J. Chem. Phys. 107, 5531 (1997)

C60-propylamine adduct monolayers at the gas/water interface:
A Brewster angle microscopy and x-ray scattering study

Masafumi Fukuto, Konstantin Penanen, Ralf K. Heilmann, and Peter S. Pershan
Department of Physics and Division of Engineering and Applied Sciences,
Harvard University, Cambridge, Massachusetts 02138

David Vaknin
Ames Laboratory and Department of Physics and Astronomy,
Iowa State University, Ames, Iowa 50011


Brewster angle microscopy (BAM), x-ray specular reflectivity, and grazing- incidence x-ray diffraction (GID) studies of C60-propylamine adduct monolayers at the gas/water interface as a function of molecular area are reported.
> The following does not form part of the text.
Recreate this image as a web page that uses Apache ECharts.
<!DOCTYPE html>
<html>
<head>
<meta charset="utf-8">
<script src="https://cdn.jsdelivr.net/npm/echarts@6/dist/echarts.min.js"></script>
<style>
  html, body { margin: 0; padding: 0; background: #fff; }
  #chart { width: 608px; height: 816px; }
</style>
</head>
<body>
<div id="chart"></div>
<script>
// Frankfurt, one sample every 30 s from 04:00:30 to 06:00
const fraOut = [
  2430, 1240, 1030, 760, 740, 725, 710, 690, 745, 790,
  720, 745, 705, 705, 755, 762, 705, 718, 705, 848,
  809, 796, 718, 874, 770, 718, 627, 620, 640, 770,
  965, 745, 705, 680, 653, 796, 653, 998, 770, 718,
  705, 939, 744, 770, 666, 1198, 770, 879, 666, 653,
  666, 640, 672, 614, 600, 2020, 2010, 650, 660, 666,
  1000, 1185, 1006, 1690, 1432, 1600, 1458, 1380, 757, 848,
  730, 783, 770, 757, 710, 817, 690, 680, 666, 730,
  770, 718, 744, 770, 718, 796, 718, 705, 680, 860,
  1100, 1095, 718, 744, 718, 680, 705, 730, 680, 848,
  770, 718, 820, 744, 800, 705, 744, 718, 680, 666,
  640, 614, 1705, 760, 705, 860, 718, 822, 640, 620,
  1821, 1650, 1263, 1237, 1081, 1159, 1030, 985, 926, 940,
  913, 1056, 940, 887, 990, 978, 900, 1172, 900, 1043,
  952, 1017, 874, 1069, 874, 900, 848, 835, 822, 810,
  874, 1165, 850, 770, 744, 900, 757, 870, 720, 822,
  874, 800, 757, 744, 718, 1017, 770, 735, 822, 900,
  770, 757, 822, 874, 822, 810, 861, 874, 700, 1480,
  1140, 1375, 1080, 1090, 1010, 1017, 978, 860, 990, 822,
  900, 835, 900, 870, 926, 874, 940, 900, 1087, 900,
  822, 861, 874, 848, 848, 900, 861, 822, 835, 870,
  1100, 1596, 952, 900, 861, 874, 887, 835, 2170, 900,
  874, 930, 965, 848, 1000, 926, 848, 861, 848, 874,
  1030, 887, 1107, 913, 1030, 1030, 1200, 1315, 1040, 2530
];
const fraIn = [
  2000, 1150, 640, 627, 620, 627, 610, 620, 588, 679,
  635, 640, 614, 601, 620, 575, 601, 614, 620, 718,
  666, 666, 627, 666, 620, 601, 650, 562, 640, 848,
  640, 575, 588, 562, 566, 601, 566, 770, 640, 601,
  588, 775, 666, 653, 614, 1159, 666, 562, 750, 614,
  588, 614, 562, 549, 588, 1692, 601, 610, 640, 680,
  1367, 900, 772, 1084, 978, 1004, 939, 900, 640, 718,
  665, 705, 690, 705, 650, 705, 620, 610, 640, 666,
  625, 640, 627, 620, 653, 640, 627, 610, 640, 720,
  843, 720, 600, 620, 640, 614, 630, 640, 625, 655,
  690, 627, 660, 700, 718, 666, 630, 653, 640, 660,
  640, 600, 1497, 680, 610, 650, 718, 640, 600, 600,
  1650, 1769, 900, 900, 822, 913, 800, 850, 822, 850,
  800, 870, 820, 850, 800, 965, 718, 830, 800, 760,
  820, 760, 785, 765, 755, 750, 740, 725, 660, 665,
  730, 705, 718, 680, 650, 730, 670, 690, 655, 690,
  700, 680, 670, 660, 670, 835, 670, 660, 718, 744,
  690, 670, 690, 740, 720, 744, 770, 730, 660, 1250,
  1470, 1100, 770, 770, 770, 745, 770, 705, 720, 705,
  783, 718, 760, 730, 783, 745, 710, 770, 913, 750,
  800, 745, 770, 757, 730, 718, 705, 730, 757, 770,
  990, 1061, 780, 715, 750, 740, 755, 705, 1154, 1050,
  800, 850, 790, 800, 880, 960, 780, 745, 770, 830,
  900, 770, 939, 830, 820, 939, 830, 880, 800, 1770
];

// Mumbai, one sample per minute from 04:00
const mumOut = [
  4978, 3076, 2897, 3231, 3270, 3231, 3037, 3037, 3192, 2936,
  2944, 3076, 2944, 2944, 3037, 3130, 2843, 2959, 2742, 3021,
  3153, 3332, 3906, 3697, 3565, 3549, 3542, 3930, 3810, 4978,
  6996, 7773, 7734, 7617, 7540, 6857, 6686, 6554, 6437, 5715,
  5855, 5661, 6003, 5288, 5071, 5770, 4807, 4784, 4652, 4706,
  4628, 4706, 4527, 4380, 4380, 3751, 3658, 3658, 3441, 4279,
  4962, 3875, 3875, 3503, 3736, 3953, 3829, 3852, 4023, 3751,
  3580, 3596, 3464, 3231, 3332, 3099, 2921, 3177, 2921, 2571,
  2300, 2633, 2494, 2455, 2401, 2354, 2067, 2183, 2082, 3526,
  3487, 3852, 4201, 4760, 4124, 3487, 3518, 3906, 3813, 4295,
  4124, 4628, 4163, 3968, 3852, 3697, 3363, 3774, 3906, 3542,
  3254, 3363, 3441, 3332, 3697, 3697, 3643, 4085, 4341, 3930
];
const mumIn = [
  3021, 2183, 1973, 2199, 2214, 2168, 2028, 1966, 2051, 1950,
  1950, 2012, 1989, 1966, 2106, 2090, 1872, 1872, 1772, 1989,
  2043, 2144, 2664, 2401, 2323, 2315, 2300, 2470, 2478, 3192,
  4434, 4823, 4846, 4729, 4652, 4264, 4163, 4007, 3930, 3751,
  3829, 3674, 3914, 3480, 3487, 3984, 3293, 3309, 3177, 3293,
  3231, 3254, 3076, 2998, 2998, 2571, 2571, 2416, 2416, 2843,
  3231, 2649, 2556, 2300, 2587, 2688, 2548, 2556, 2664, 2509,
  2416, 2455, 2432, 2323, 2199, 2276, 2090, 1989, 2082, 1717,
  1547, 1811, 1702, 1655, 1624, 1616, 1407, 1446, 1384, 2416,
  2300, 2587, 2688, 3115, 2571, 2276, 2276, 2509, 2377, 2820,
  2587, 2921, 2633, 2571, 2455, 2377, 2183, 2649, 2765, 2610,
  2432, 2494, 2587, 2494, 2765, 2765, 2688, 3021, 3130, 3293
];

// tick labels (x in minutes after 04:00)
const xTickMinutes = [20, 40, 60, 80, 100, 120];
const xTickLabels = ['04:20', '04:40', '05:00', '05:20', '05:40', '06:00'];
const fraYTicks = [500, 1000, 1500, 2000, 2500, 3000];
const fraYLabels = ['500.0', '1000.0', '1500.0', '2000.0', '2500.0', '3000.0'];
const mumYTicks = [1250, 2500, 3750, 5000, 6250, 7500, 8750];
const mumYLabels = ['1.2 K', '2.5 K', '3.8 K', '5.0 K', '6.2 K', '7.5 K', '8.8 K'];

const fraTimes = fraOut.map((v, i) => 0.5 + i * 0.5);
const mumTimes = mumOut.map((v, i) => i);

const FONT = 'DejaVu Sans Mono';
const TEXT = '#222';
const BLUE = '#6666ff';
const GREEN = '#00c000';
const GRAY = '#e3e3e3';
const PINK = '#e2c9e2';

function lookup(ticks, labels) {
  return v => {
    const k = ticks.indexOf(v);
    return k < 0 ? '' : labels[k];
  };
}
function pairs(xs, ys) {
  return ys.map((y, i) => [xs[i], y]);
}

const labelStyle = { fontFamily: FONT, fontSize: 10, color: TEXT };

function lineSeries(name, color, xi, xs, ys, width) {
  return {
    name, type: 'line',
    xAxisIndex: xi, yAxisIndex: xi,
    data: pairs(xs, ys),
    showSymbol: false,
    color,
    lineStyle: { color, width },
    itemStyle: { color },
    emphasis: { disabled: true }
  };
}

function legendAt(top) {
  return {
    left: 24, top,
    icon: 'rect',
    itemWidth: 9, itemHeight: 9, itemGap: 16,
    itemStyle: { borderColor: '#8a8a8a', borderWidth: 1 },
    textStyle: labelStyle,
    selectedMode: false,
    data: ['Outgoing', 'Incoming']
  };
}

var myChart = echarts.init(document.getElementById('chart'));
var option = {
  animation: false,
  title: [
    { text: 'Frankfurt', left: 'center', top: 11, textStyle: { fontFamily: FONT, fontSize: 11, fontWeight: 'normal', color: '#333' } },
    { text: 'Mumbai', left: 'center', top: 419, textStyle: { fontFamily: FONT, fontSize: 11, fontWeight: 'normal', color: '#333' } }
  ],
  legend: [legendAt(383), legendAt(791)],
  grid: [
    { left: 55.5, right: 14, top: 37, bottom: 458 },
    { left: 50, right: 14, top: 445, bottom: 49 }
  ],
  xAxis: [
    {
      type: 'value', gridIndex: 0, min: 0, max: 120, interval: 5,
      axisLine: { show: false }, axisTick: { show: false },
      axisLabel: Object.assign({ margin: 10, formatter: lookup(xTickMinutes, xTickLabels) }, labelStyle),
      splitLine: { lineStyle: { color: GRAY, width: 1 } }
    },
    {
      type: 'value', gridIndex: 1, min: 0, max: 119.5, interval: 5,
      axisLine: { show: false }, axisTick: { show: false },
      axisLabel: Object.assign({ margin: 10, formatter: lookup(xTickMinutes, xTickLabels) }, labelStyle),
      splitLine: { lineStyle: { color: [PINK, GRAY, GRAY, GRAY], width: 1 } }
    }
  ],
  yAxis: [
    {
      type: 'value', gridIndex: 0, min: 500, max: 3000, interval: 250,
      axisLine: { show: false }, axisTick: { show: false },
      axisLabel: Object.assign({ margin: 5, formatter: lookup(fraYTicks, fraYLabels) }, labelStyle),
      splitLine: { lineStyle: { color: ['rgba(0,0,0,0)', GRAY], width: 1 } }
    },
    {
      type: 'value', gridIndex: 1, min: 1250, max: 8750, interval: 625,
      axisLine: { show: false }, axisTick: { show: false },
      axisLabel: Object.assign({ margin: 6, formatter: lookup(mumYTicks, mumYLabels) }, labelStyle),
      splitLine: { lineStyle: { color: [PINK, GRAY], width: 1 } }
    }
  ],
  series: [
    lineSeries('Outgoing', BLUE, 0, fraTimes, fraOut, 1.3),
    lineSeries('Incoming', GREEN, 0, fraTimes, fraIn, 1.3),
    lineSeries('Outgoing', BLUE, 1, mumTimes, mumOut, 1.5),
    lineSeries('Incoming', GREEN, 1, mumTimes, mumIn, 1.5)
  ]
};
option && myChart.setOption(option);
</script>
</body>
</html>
At large molecular areas (A > 150 Å2/molecule), BAM images reveal macroscopic heterogeneity in the film, consisting of the coexistence between regions covered with uniform solid-like monolayer and bare water surface. After compression to a limiting molecular area of 150 Å2/molecule, the film is observed to be homogeneous, with the uniform monolayer covering the entire available surface. Both the x-ray reflectivity results and the GID patterns are consistent with the formation of a uniform monolayer at A ~ 150 Å2/molecule, while the little dependence that the GID patterns have on the molecular area for A > 150 Å2/molecule is consistent with the heterogeneity in the film. Upon further compression to higher densities (A < 120 Å2/molecule), the x-ray reflectivity results suggest the formation of a partial layer either at the molecule/gas interface or at the molecule/water interface. In this high density regime, the shift in the observed GID pattern with the molecular area is much smaller than would be expected if the film were to remain a homogeneous monolayer, also consistent with the formation of an inhomogeneous partial layer. The analysis of the broad GID pattern observed from a uniform monolayer in terms of a model 2-D radial distribution function, implies a short range positional correlation, extending to only a few molecular distances. The average nearest neighbor distance (d ~ 13 Å), extracted from the GID analysis, is consistent with the limiting molecular area (A ~ 150 Å2/molecule) assuming local hexagonal packing. These results together with the sharp facets observed in the BAM images demonstrate that the monolayer when uniform is a two-dimensional amorphous solid.